Cecilio, por unción y respeto a su padre, consintió, pero el despecho brotaba en su semblante. El capataz —especulaba en su fuero interno—, se pensaba, el muy iluso, que comandaba una hueste competente y pertrechada, y no valoraba los poderes, inexistentes, de que disponía: ocho hombres sin armas, maniatados para contender, por el bien de esposas e hijos. Transigía, pero forzado y en desacuerdo. La tirantez, que presidiría en adelante las relaciones entre ambos, vendría en antagonismo.

—Pues… como iba diciendo —reanudó Francisco su discurso—: no valen medias tintas.
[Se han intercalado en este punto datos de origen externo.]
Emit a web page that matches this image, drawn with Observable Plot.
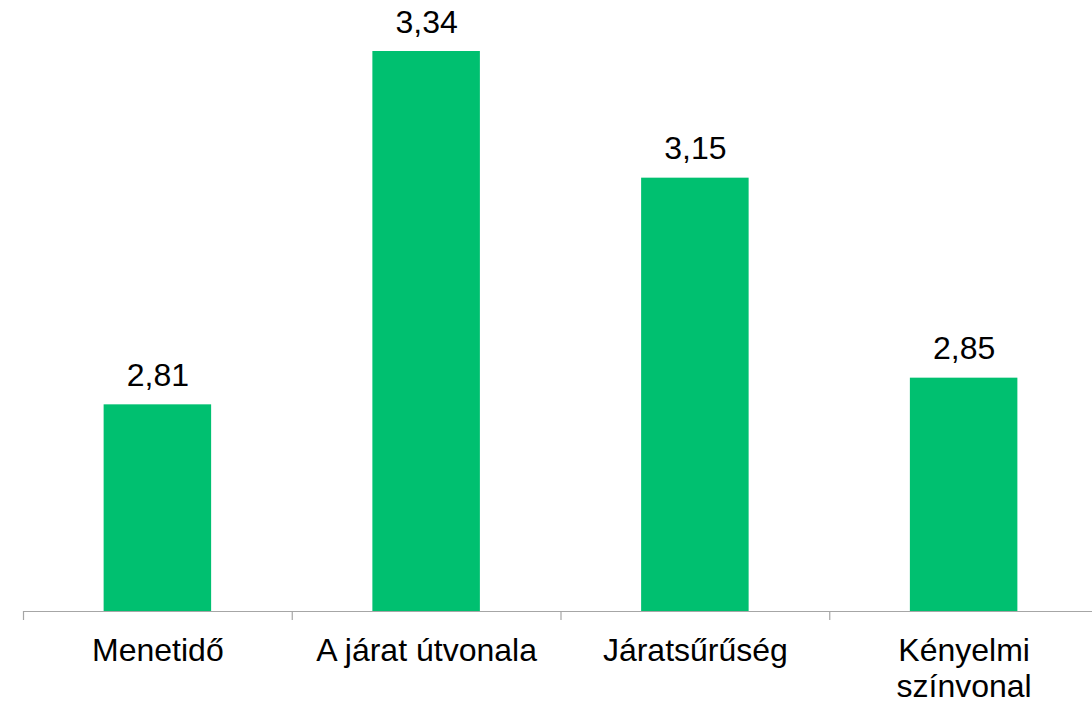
<!DOCTYPE html>
<html>
<head>
<meta charset="utf-8">
<script src="https://cdn.jsdelivr.net/npm/d3@7"></script>
<script src="https://cdn.jsdelivr.net/npm/@observablehq/plot@0.6"></script>
<style>
  html, body { margin: 0; padding: 0; background: #fff; }
  #chart svg { display: block; }
</style>
</head>
<body>
<div id="chart"></div>
<script>
const categories = ["Menetidő", "A járat útvonala", "Járatsűrűség", "Kényelmi\nszínvonal"];
const values = [2.81, 3.34, 3.15, 2.85];
const yMin = 2.5;
const yMax = 3.4;
const boundaries = [0, 1, 2, 3, 4];

const data = categories.map((c, i) => ({i, category: c, value: values[i], label: values[i].toFixed(2).replace(".", ",")}));

const chart = Plot.plot({
  width: 1092,
  height: 701,
  marginLeft: 23,
  marginRight: 0,
  marginTop: 11,
  marginBottom: 90,
  style: {fontFamily: "'Liberation Sans', Arial, sans-serif", background: "#fff"},
  x: {domain: [0, 4], range: [23, 1098], axis: null},
  y: {domain: [yMin, yMax], axis: null},
  marks: [
    Plot.rectY(data, {x1: d => d.i + 0.3, x2: d => d.i + 0.7, y1: yMin, y2: "value", fill: "#00C070"}),
    Plot.ruleY([yMin], {stroke: "#A6A6A6", strokeWidth: 1.2}),
    Plot.axisX({ticks: boundaries, tickSize: 9, tickFormat: () => "", stroke: "#A6A6A6", strokeWidth: 1.2}),
    Plot.text(data, {x: d => d.i + 0.5, y: "value", text: "label", lineAnchor: "bottom", dy: -19, fontSize: 32, fill: "#000"}),
    Plot.text(data, {x: d => d.i + 0.5, y: yMin, text: "category", lineAnchor: "top", dy: 23, fontSize: 32, lineHeight: 1.15, fill: "#000"})
  ]
});
document.getElementById("chart").appendChild(chart);
</script>
</body>
</html>
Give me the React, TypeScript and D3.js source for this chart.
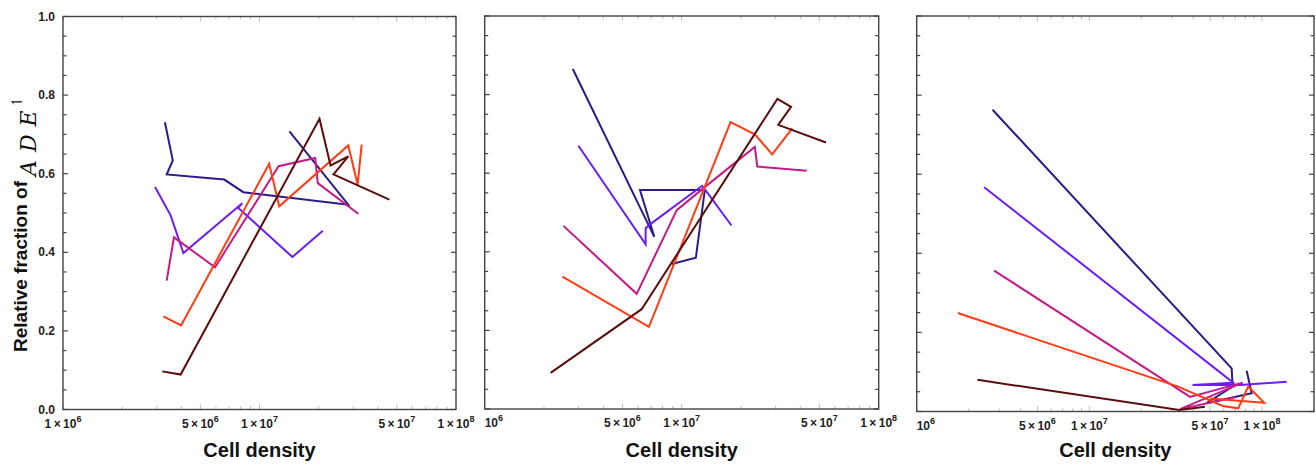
import React from "react";
import * as d3 from "d3";

// ---- data: [cell density, relative fraction] ----
const seriesColors = ["#2b1b86", "#6b1cf7", "#c41a87", "#ff3c12", "#5c0c0c"];

const p1Navy = [[3.30e6,0.731],[3.62e6,0.634],[3.37e6,0.598],[6.62e6,0.585],[8.27e6,0.553],[2.83e7,0.521],[1.42e7,0.708]];
const p1Violet = [[2.94e6,0.566],[3.53e6,0.494],[4.10e6,0.398],[8.17e6,0.525],[7.80e6,0.513],[1.47e7,0.388],[2.10e7,0.455]];
const p1Magenta = [[3.37e6,0.328],[3.67e6,0.438],[5.94e6,0.362],[1.25e7,0.619],[1.92e7,0.640],[1.98e7,0.576],[3.18e7,0.498]];
const p1Orange = [[3.24e6,0.237],[3.99e6,0.214],[1.12e7,0.625],[1.26e7,0.517],[2.83e7,0.672],[3.16e7,0.572],[3.31e7,0.674]];
const p1DarkRed = [[3.20e6,0.097],[3.97e6,0.089],[2.02e7,0.740],[2.30e7,0.621],[2.83e7,0.644],[2.38e7,0.598],[4.58e7,0.534]];

const p2Navy = [[2.80e6,0.865],[7.26e6,0.438],[6.14e6,0.557],[1.31e7,0.557],[1.18e7,0.385],[8.90e6,0.369]];
const p2Violet = [[2.99e6,0.670],[6.56e6,0.419],[6.56e6,0.460],[6.96e6,0.471],[1.27e7,0.568],[1.32e7,0.557],[1.79e7,0.467]];
const p2Magenta = [[2.51e6,0.466],[5.91e6,0.293],[9.44e6,0.506],[1.29e7,0.562],[2.35e7,0.667],[2.42e7,0.617],[4.31e7,0.606]];
const p2Orange = [[2.48e6,0.337],[6.82e6,0.209],[1.77e7,0.730],[2.35e7,0.699],[2.88e7,0.648],[3.64e7,0.714]];
const p2DarkRed = [[2.16e6,0.092],[6.26e6,0.254],[3.06e7,0.789],[3.59e7,0.769],[3.09e7,0.723],[5.40e7,0.678]];

const p3Navy = [[2.75e6,0.763],[6.67e7,0.109],[6.76e7,0.063],[4.78e7,0.021],[8.71e7,0.046],[8.15e7,0.103]];
const p3Violet = [[2.46e6,0.567],[6.81e7,0.073],[3.96e7,0.067],[7.45e7,0.067],[1.39e8,0.075]];
const p3Magenta = [[2.81e6,0.356],[3.83e7,0.037],[7.73e7,0.073],[3.35e7,0.006],[6.97e7,0.036]];
const p3Orange = [[1.73e6,0.249],[3.27e7,0.063],[5.92e7,0.014],[7.28e7,0.008],[8.32e7,0.063],[1.03e8,0.022],[4.99e7,0.033]];
const p3DarkRed = [[2.25e6,0.080],[3.32e7,0.004],[4.67e7,0.012]];

const xTickValues = [1e6, 5e6, 1e7, 5e7, 1e8];
const xTickMantissa = ["1", "5", "1", "5", "1"];
const xTickExponent = ["6", "6", "7", "7", "8"];
const yTickValues = [0, 0.2, 0.4, 0.6, 0.8, 1.0];
const yTickLabels = ["0.0", "0.2", "0.4", "0.6", "0.8", "1.0"];
const xAxisTitle = "Cell density";
const yAxisTitle = "Relative fraction of";

const panelSeries = [
  [p1Navy, p1Violet, p1Magenta, p1Orange, p1DarkRed],
  [p2Navy, p2Violet, p2Magenta, p2Orange, p2DarkRed],
  [p3Navy, p3Violet, p3Magenta, p3Orange, p3DarkRed],
];

// layout
const panels = [
  { left: 63, right: 456, top: 16.5, bottom: 409.5, xMax: 1e8, showY: true, firstShort: false },
  { left: 484.7, right: 878.7, top: 16, bottom: 409, xMax: 1e8, showY: false, firstShort: true },
  { left: 916.7, right: 1314, top: 16, bottom: 411.5, xMax: 2e8, showY: false, firstShort: true },
];

const sans = "'Liberation Sans', Arial, Helvetica, sans-serif";
const serif = "'DejaVu Serif', 'Liberation Serif', serif";

function Panel({ cfg, series }) {
  const x = d3.scaleLog().domain([1e6, cfg.xMax]).range([cfg.left, cfg.right]);
  const y = d3.scaleLinear().domain([0, 1]).range([cfg.bottom, cfg.top]);
  const line = d3.line().x((d) => x(d[0])).y((d) => y(d[1]));

  const minorX = [];
  for (let e = 6; e <= 8; e++) {
    for (let m = 1; m <= 9; m++) {
      const v = m * Math.pow(10, e);
      if (v >= 1e6 && v <= cfg.xMax) minorX.push(v);
    }
  }
  const yTicks = d3.range(0, 1.0001, 0.05);
  const isMajorY = (v) => Math.abs(v * 5 - Math.round(v * 5)) < 1e-6;

  return (
    <g>
      {minorX.map((v, i) => {
        const major = xTickValues.includes(v);
        const len = major ? 5 : 3;
        return (
          <g key={"xt" + i} stroke="#bbbbbb" strokeWidth={1}>
            <line x1={x(v)} x2={x(v)} y1={cfg.bottom} y2={cfg.bottom - len} />
            <line x1={x(v)} x2={x(v)} y1={cfg.top} y2={cfg.top + len} />
          </g>
        );
      })}
      {yTicks.map((v, i) => {
        const len = isMajorY(v) ? 5 : 3.5;
        return (
          <g key={"yt" + i} stroke="#444" strokeWidth={1.2}>
            <line x1={cfg.left} x2={cfg.left + len} y1={y(v)} y2={y(v)} />
            <line x1={cfg.right} x2={cfg.right - len} y1={y(v)} y2={y(v)} />
          </g>
        );
      })}
      {series.map((s, i) => (
        <path key={"s" + i} d={line(s)} fill="none" stroke={seriesColors[i]} strokeWidth={2} strokeLinejoin="miter" />
      ))}
      <rect x={cfg.left} y={cfg.top} width={cfg.right - cfg.left} height={cfg.bottom - cfg.top} fill="none" stroke="#444" strokeWidth={1.4} />
      {xTickValues.map((v, i) => {
        const short = i === 0 && cfg.firstShort;
        return (
          <text key={"xl" + i} x={short ? cfg.left : x(v)} y={cfg.bottom + 18} textAnchor={short ? "start" : "middle"}
            fontFamily={sans} fontWeight="bold" fontSize={12} fill="#222">
            {short ? "10" : xTickMantissa[i] + "\u2009\u00d7\u200910"}
            <tspan fontSize={9} dy={-6}>{xTickExponent[i]}</tspan>
          </text>
        );
      })}
      <text x={(cfg.left + cfg.right) / 2} y={457} textAnchor="middle" fontFamily={sans} fontWeight="bold" fontSize={20} fill="#111">
        {xAxisTitle}
      </text>
      {cfg.showY &&
        yTickValues.map((v, i) => (
          <text key={"yl" + i} x={cfg.left - 8} y={y(v) + 4} textAnchor="end" fontFamily={sans} fontWeight="bold" fontSize={12} fill="#222">
            {yTickLabels[i]}
          </text>
        ))}
    </g>
  );
}

export default function App() {
  React.useEffect(() => {
    document.body.style.margin = "0";
  }, []);
  return (
    <svg width={1316} height={466} style={{ position: "absolute", left: 0, top: 0, background: "#fff" }}>
      <rect x={0} y={0} width={1316} height={466} fill="#fff" />
      {panels.map((cfg, i) => (
        <Panel key={i} cfg={cfg} series={panelSeries[i]} />
      ))}
      <g transform="translate(27,352) rotate(-90)">
        <text x={0} y={0} fontFamily={sans} fontWeight="bold" fontSize={19} fill="#111">
          {yAxisTitle}
          <tspan fontFamily={serif} fontStyle="italic" fontWeight="normal" fontSize={22} dx={5} dy={9} letterSpacing={8}>ADE</tspan>
          <tspan fontFamily={serif} fontWeight="normal" fontSize={15} dx={-6} dy={-14}>{"\u21bf"}</tspan>
        </text>
      </g>
    </svg>
  );
}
No basta con acompañarnos, sino integraros por completo. Para ello, en primer lugar, es necesario jurar ante los presentes que esta fuga es sólo producto de vuestro amor y no de ninguna fechoría o delito pendiente con la justicia. En segundo, acatar las órdenes que os sean dadas por el capataz, ahora, y, en el futuro, los dictámenes del consejo de mayores, incluso si resolvemos entregaros a quienes os reclamen, y aun guardaréis discreción en todo lo que respecta a nosotros. Siendo así, también sois libres de marcharos cuando os convenga; pero, recordad, tendremos la palabra dada —recalcó, amenazador, y aguardó la contestación del cabrerillo.

—Señor, no queremos causar riñas ni desavenencias —repuso el pastor—, y, menos aún, atraeros nuevos problemas. Con los que tenéis, a mi entender, ya vais cumplidos. Somos gente cabal, señor. No hemos cometido más faltas que enamorarnos y no tener ni un real. Pobres y sin experiencia, pero honrados como los que más.